* **The exercise**: Starting with the first line below, extract each line through the one that contains "var insetYTicks = [-200, -150, -100, -50, 0];", inclusive, excluding pictures.

* **Data provided**:
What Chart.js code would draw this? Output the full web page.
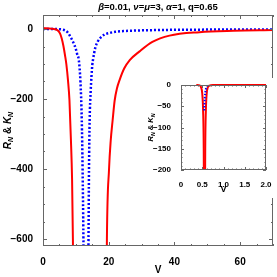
<!DOCTYPE html>
<html>
<head>
<meta charset="utf-8">
<script src="https://cdn.jsdelivr.net/npm/chart.js@4.4.1/dist/chart.umd.min.js"></script>
<style>
  body { margin: 0; background: #fff; }
  #wrap { position: relative; width: 277px; height: 277px; }
  #main { position: absolute; left: 0; top: 0; }
  #inset { position: absolute; left: 146px; top: 78px; background: #fff; }
</style>
</head>
<body>
<div id="wrap">
  <canvas id="main" width="277" height="277"></canvas>
  <canvas id="inset" width="128" height="120"></canvas>
</div>
<script>
// ---------------- data ----------------
// main plot, red solid (two branches around the pole)
var redLeftV  = [0, 1, 2, 3, 4, 4.6, 5.2, 5.7, 6.2, 6.7, 7.1, 7.6, 8.05, 8.5, 8.85, 9.1, 9.3];
var redLeftR  = [2, 2, 1.5, 0.5, -1.5, -5, -13, -27, -48, -75, -100, -146, -203, -317, -431, -600, -800];
var redRightV = [19.3, 19.45, 20.1, 20.6, 21.2, 21.8, 22.5, 23.3, 24.7, 26.4, 29.4, 33.3, 38.5, 47.6, 58, 70];
var redRightR = [-800, -600, -400, -320, -260, -205, -170, -146, -113, -89, -64, -37, -19, -9, -5, -3];
// main plot, blue dotted
var blueLeftV  = [0, 3, 5, 6, 6.9, 7.7, 8.4, 9.2, 9.9, 10.4, 10.9, 11.4, 11.8, 12.05, 12.3, 12.45];
var blueLeftR  = [0, 0, -0.5, -2, -5, -12, -23, -38, -54, -72, -89, -151, -260, -400, -600, -800];
var blueRightV = [13.65, 13.85, 14.0, 14.2, 14.5, 15.0, 15.2, 15.9, 16.6, 17.4, 18.5, 20.4, 22, 24.4, 28, 34.6, 45, 58, 70];
var blueRightR = [-800, -600, -400, -260, -180, -103, -89, -54, -37, -26, -17, -11, -8, -6, -4.5, -3, -2, -1.5, -1.2];
// inset
var insetRedLeftV  = [0.36, 0.44, 0.47, 0.5, 0.52, 0.535, 0.54];
var insetRedLeftR  = [0, -1, -5, -20, -60, -150, -260];
var insetRedRightV = [0.565, 0.57, 0.585, 0.605, 0.63, 0.67, 0.75, 2];
var insetRedRightR = [-260, -150, -60, -20, -6, -1.5, 0, 0];
var insetBlueV = [0.545, 0.56, 0.58, 0.6, 0.63, 0.66];
var insetBlueR = [-60, -30, -12, -5, -1, 0];

var mainXTicks = [0, 20, 40, 60];
var mainYTicks = [-600, -400, -200, 0];
var insetXTicks = [0, 0.5, 1, 1.5, 2];
var insetYTicks = [-200, -150, -100, -50, 0];

var FONT = '"Liberation Sans", Arial, sans-serif';
var RED = '#ff0000';
var BLUE = '#0000ff';

function pts(xs, ys) {
  return xs.map(function (x, i) { return { x: x, y: ys[i] }; });
}

function line(xs, ys, color, width, dash, order) {
  return {
    data: pts(xs, ys),
    showLine: true,
    borderColor: color,
    borderWidth: width,
    borderDash: dash || [],
    pointRadius: 0,
    cubicInterpolationMode: 'monotone',
    fill: false,
    order: order,
    clip: { left: 0, top: 3, right: 0, bottom: 0 }
  };
}

// draws a string made of plain / italic / subscript pieces
function drawRich(ctx, parts, x, y, size) {
  var w = 0;
  parts.forEach(function (p) {
    var s = p.sub ? size * 0.7 : size;
    ctx.font = (p.italic ? 'italic ' : '') + 'bold ' + s + 'px ' + FONT;
    p.w = ctx.measureText(p.t).width;
    w += p.w;
  });
  var cx = x - w / 2;
  ctx.textBaseline = 'middle';
  ctx.textAlign = 'left';
  parts.forEach(function (p) {
    var s = p.sub ? size * 0.7 : size;
    ctx.font = (p.italic ? 'italic ' : '') + 'bold ' + s + 'px ' + FONT;
    ctx.fillText(p.t, cx, p.sub ? y + size * 0.3 : y);
    cx += p.w;
  });
}

var yLabelParts = [
  { t: 'R', italic: true }, { t: 'N', italic: true, sub: true },
  { t: ' & ' },
  { t: 'K', italic: true }, { t: 'N', italic: true, sub: true }
];

// frame with inward ticks (major + minor), plus labels
var framePlugin = {
  id: 'frame',
  afterDraw: function (chart) {
    var o = chart.options.plugins.frame;
    var ctx = chart.ctx, a = chart.chartArea;
    var xs = chart.scales.x, ys = chart.scales.y;
    ctx.save();
    ctx.strokeStyle = '#666';
    ctx.lineWidth = 1;
    ctx.strokeRect(a.left + 0.5, a.top + 0.5, a.right - a.left - 1, a.bottom - a.top - 1);
    ctx.beginPath();
    var v, p, len, major;
    for (v = xs.min; v <= xs.max + 1e-9; v += o.xMinor) {
      major = o.xTicks.some(function (t) { return Math.abs(t - v) < 1e-6; });
      len = major ? o.major : o.minor;
      p = Math.round(xs.getPixelForValue(v)) + 0.5;
      ctx.moveTo(p, a.bottom); ctx.lineTo(p, a.bottom - len);
      ctx.moveTo(p, a.top); ctx.lineTo(p, a.top + len);
    }
    for (v = Math.ceil(ys.min / o.yMinor) * o.yMinor; v <= ys.max + 1e-9; v += o.yMinor) {
      major = o.yTicks.some(function (t) { return Math.abs(t - v) < 1e-6; });
      len = major ? o.major : o.minor;
      p = Math.round(ys.getPixelForValue(v)) + 0.5;
      ctx.moveTo(a.left, p); ctx.lineTo(a.left + len, p);
      ctx.moveTo(a.right, p); ctx.lineTo(a.right - len, p);
    }
    ctx.stroke();

    ctx.fillStyle = '#000';
    // y axis label, rotated
    ctx.save();
    ctx.translate(o.yLabelX, (a.top + a.bottom) / 2);
    ctx.rotate(-Math.PI / 2);
    drawRich(ctx, yLabelParts, 0, 0, o.yLabelSize);
    ctx.restore();
    // x axis label
    drawRich(ctx, [{ t: 'V' }], (a.left + a.right) / 2, o.xLabelY, o.xLabelSize);
    if (o.title) {
      drawRich(ctx, o.title, (a.left + a.right) / 2, 7, 9.5);
    }
    ctx.restore();
  }
};

function axes(xMin, xMax, xStep, yMin, yMax, yStep, yWidth, xHeight, size, pad, fmt) {
  return {
    x: {
      type: 'linear', min: xMin, max: xMax,
      grid: { display: false }, border: { display: false },
      afterFit: function (s) { s.height = xHeight; },
      ticks: { stepSize: xStep, includeBounds: false, padding: pad, maxRotation: 0, color: '#000',
               font: { family: FONT, size: size, weight: 'bold' }, callback: fmt }
    },
    y: {
      type: 'linear', min: yMin, max: yMax,
      grid: { display: false }, border: { display: false },
      afterFit: function (s) { s.width = yWidth; },
      ticks: { stepSize: yStep, includeBounds: false, padding: pad, color: '#000',
               font: { family: FONT, size: size, weight: 'bold' },
               callback: function (v) { return v < 0 ? '\u2212' + Math.abs(v) : String(v); } }
    }
  };
}

// ---------------- main chart ----------------
var mainChart = new Chart(document.getElementById('main').getContext('2d'), {
  type: 'scatter',
  data: {
    datasets: [
      line(redLeftV, redLeftR, RED, 2, null, 0),
      line(redRightV, redRightR, RED, 2, null, 0),
      line(blueLeftV, blueLeftR, BLUE, 2.5, [2, 2], 1),
      line(blueRightV, blueRightR, BLUE, 2.5, [2, 2], 1)
    ]
  },
  options: {
    responsive: false,
    animation: false,
    layout: { padding: { left: 0, right: 4, top: 15, bottom: 0 } },
    scales: axes(0, 70, 20, -620, 40, 200, 43, 31, 10, 2),
    plugins: {
      legend: { display: false },
      tooltip: { enabled: false },
      frame: {
        xTicks: mainXTicks, yTicks: mainYTicks, xMinor: 5, yMinor: 50,
        major: 4, minor: 2, yLabelX: 8, xLabelY: 270, yLabelSize: 10, xLabelSize: 10,
        title: [
          { t: '\u03b2', italic: true }, { t: '=0.01, ' },
          { t: '\u03bd', italic: true }, { t: '=' },
          { t: '\u03bc', italic: true }, { t: '=3, ' },
          { t: '\u03b1', italic: true }, { t: '=1, q=0.65' }
        ]
      }
    }
  },
  plugins: [framePlugin]
});

// ---------------- inset ----------------
var insetChart = new Chart(document.getElementById('inset').getContext('2d'), {
  type: 'scatter',
  data: {
    datasets: [
      line(insetBlueV, insetBlueR, BLUE, 2, [1.5, 1.5], 0),
      line(insetRedLeftV, insetRedLeftR, RED, 2, null, 1),
      line(insetRedRightV, insetRedRightR, RED, 2, null, 1)
    ]
  },
  options: {
    responsive: false,
    animation: false,
    layout: { padding: { left: 0, right: 8, top: 7, bottom: 0 } },
    scales: axes(0, 2, 0.5, -200, 0, 50, 35, 28, 8, 2,
                 function (v) { return v === 0 ? '0' : v.toFixed(1); }),
    plugins: {
      legend: { display: false },
      tooltip: { enabled: false },
      frame: {
        xTicks: insetXTicks, yTicks: insetYTicks, xMinor: 0.1, yMinor: 10,
        major: 3, minor: 1.5, yLabelX: 5, xLabelY: 112, yLabelSize: 7.5, xLabelSize: 9
      }
    }
  },
  plugins: [framePlugin]
});
</script>
</body>
</html>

* **Solution for this task**:
What Chart.js code would draw this? Output the full web page.
<!DOCTYPE html>
<html>
<head>
<meta charset="utf-8">
<script src="https://cdn.jsdelivr.net/npm/chart.js@4.4.1/dist/chart.umd.min.js"></script>
<style>
  body { margin: 0; background: #fff; }
  #wrap { position: relative; width: 277px; height: 277px; }
  #main { position: absolute; left: 0; top: 0; }
  #inset { position: absolute; left: 146px; top: 78px; background: #fff; }
</style>
</head>
<body>
<div id="wrap">
  <canvas id="main" width="277" height="277"></canvas>
  <canvas id="inset" width="128" height="120"></canvas>
</div>
<script>
// ---------------- data ----------------
// main plot, red solid (two branches around the pole)
var redLeftV  = [0, 1, 2, 3, 4, 4.6, 5.2, 5.7, 6.2, 6.7, 7.1, 7.6, 8.05, 8.5, 8.85, 9.1, 9.3];
var redLeftR  = [2, 2, 1.5, 0.5, -1.5, -5, -13, -27, -48, -75, -100, -146, -203, -317, -431, -600, -800];
var redRightV = [19.3, 19.45, 20.1, 20.6, 21.2, 21.8, 22.5, 23.3, 24.7, 26.4, 29.4, 33.3, 38.5, 47.6, 58, 70];
var redRightR = [-800, -600, -400, -320, -260, -205, -170, -146, -113, -89, -64, -37, -19, -9, -5, -3];
// main plot, blue dotted
var blueLeftV  = [0, 3, 5, 6, 6.9, 7.7, 8.4, 9.2, 9.9, 10.4, 10.9, 11.4, 11.8, 12.05, 12.3, 12.45];
var blueLeftR  = [0, 0, -0.5, -2, -5, -12, -23, -38, -54, -72, -89, -151, -260, -400, -600, -800];
var blueRightV = [13.65, 13.85, 14.0, 14.2, 14.5, 15.0, 15.2, 15.9, 16.6, 17.4, 18.5, 20.4, 22, 24.4, 28, 34.6, 45, 58, 70];
var blueRightR = [-800, -600, -400, -260, -180, -103, -89, -54, -37, -26, -17, -11, -8, -6, -4.5, -3, -2, -1.5, -1.2];
// inset
var insetRedLeftV  = [0.36, 0.44, 0.47, 0.5, 0.52, 0.535, 0.54];
var insetRedLeftR  = [0, -1, -5, -20, -60, -150, -260];
var insetRedRightV = [0.565, 0.57, 0.585, 0.605, 0.63, 0.67, 0.75, 2];
var insetRedRightR = [-260, -150, -60, -20, -6, -1.5, 0, 0];
var insetBlueV = [0.545, 0.56, 0.58, 0.6, 0.63, 0.66];
var insetBlueR = [-60, -30, -12, -5, -1, 0];

var mainXTicks = [0, 20, 40, 60];
var mainYTicks = [-600, -400, -200, 0];
var insetXTicks = [0, 0.5, 1, 1.5, 2];
var insetYTicks = [-200, -150, -100, -50, 0];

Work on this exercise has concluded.